A quick Google search can find dozens of articles detailing salt’s environmental impact, ranging from government websites to leading scientific publications, as well as university blogs, personal blogs and regular news media sources.
One source, a December 2018 “Scientific American” article by Tim Vernimmen, said salts have significantly infiltrated the drinking water on the East Coast, a huge problem for people on low-salt diets.
Vernimmen also said the corrosive nature of salt draws heavy metals, such as manganese, lead and zinc, into the water. It was the same corrosion that caused the contaminated water crisis in Flint, Michigan.
“Nationwide, salts are crusting the insides of home boilers and the cooling tanks of power plants. They are also coating the land where crops grow. And they are stressing plants and animals in freshwater ecosystems, in some cases until they disappear,” Vernimmen said.

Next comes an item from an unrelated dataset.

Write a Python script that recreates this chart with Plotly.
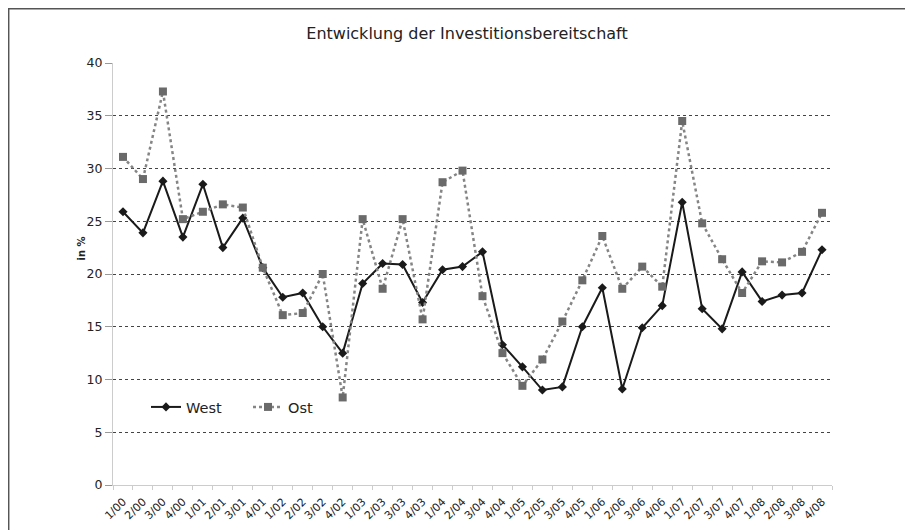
import plotly.graph_objects as go

quarters = [
    "1/00", "2/00", "3/00", "4/00", "1/01", "2/01", "3/01", "4/01",
    "1/02", "2/02", "3/02", "4/02", "1/03", "2/03", "3/03", "4/03",
    "1/04", "2/04", "3/04", "4/04", "1/05", "2/05", "3/05", "4/05",
    "1/06", "2/06", "3/06", "4/06", "1/07", "2/07", "3/07", "4/07",
    "1/08", "2/08", "3/08", "4/08",
]

west = [
    25.9, 23.9, 28.8, 23.5, 28.5, 22.5, 25.3, 20.6,
    17.8, 18.2, 15.0, 12.5, 19.1, 21.0, 20.9, 17.3,
    20.4, 20.7, 22.1, 13.3, 11.2, 9.0, 9.3, 15.0,
    18.7, 9.1, 14.9, 17.0, 26.8, 16.7, 14.8, 20.2,
    17.4, 18.0, 18.2, 22.3,
]

ost = [
    31.1, 29.0, 37.3, 25.2, 25.9, 26.6, 26.3, 20.6,
    16.1, 16.3, 20.0, 8.3, 25.2, 18.6, 25.2, 15.7,
    28.7, 29.8, 17.9, 12.5, 9.4, 11.9, 15.5, 19.4,
    23.6, 18.6, 20.7, 18.8, 34.5, 24.8, 21.4, 18.2,
    21.2, 21.1, 22.1, 25.8,
]

y_ticks = [0, 5, 10, 15, 20, 25, 30, 35, 40]

# the page body adds an 8px offset, so the figure covers page x/y from 8 on
OFF = 8
W, H = 913 - OFF, 530 - OFF
ML, MR, MT, MB = 113 - OFF, 81, 63 - OFF, 45
pw, ph = W - ML - MR, H - MT - MB


def px(x):
    # page x -> paper x
    return (x - OFF - ML) / pw


def py(y):
    # page y -> paper y
    return (H - MB - (y - OFF)) / ph


fig = go.Figure()

fig.add_trace(
    go.Scatter(
        x=quarters,
        y=west,
        name="West",
        mode="lines+markers",
        line=dict(color="#1a1a1a", width=2),
        marker=dict(symbol="diamond", size=7, color="#1a1a1a"),
    )
)

fig.add_trace(
    go.Scatter(
        x=quarters,
        y=ost,
        name="Ost",
        mode="lines+markers",
        line=dict(color="#858585", width=2.5, dash="dot"),
        marker=dict(symbol="square", size=8, color="#6a6a6a"),
    )
)

# outer frame
fig.add_shape(type="rect", xref="paper", yref="paper",
              x0=px(8.7), x1=px(925), y0=py(8.7), y1=py(540),
              line=dict(color="#555555", width=1.5), fillcolor="rgba(0,0,0,0)", layer="below")

# y axis title, placed a bit above the middle like in the original
fig.add_annotation(text="<b>in %</b>", xref="paper", yref="paper",
                   x=px(73), y=py(249), showarrow=False, textangle=-90,
                   font=dict(size=10, color="#222222"))

fig.update_layout(
    width=W,
    height=H,
    margin=dict(l=ML, r=MR, t=MT, b=MB),
    paper_bgcolor="white",
    plot_bgcolor="white",
    font=dict(family="DejaVu Sans", color="#222222", size=11),
    title=dict(text="Entwicklung der Investitionsbereitschaft", xref="container",
               x=(467 - OFF) / W, xanchor="center",
               y=1 - (33 - OFF) / H, yanchor="middle", font=dict(size=16, color="#222222")),
    showlegend=True,
    legend=dict(orientation="h", x=px(146), y=py(407), xanchor="left", yanchor="middle",
                bgcolor="rgba(0,0,0,0)", font=dict(size=14.5), itemwidth=30,
                entrywidth=57, entrywidthmode="pixels"),
    xaxis=dict(
        type="category",
        range=[-0.5, len(quarters) - 0.5],
        tickangle=-45,
        showgrid=False,
        showline=True,
        linecolor="#cccccc",
        ticks="outside",
        tickson="boundaries",
        tickcolor="#cccccc",
        ticklen=4,
        ticklabelstandoff=5,
        tickfont=dict(size=11),
        automargin=False,
    ),
    yaxis=dict(
        range=[0, 40],
        tickvals=y_ticks,
        showgrid=True,
        gridcolor="#444444",
        griddash="dot",
        gridwidth=1,
        showline=True,
        linecolor="#cccccc",
        zeroline=False,
        ticks="outside",
        ticklen=7,
        tickcolor="#999999",
        tickfont=dict(size=12.5),
        automargin=False,
    ),
)

fig.write_html("out.html")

Road salt, and salt in general, negatively affects the environment, but its effectiveness at removing ice and snow and society’s need to use the roads in the winter poses a challenge for environmentalists.
However, there are eco-friendly alternatives. Wagner said that many counties in the U.S. have adopted the use of beet juice brine, a mixture of juiced white beets and salt water.
“Beet juice contains a lot of sugar molecules. Those sugar molecules reduce the number of salt ions needed in the solution, because sugar has the same effect as an ion from salt,” Wagner said.
The downside is that beet juice is more expensive, which could be a financial issue for road maintenance departments with limited funding.
It may not be possible to completely eliminate salt from use in the U.S., but finding equally effective alternatives that reduce the amount of salt used could be instrumental in stopping water contamination.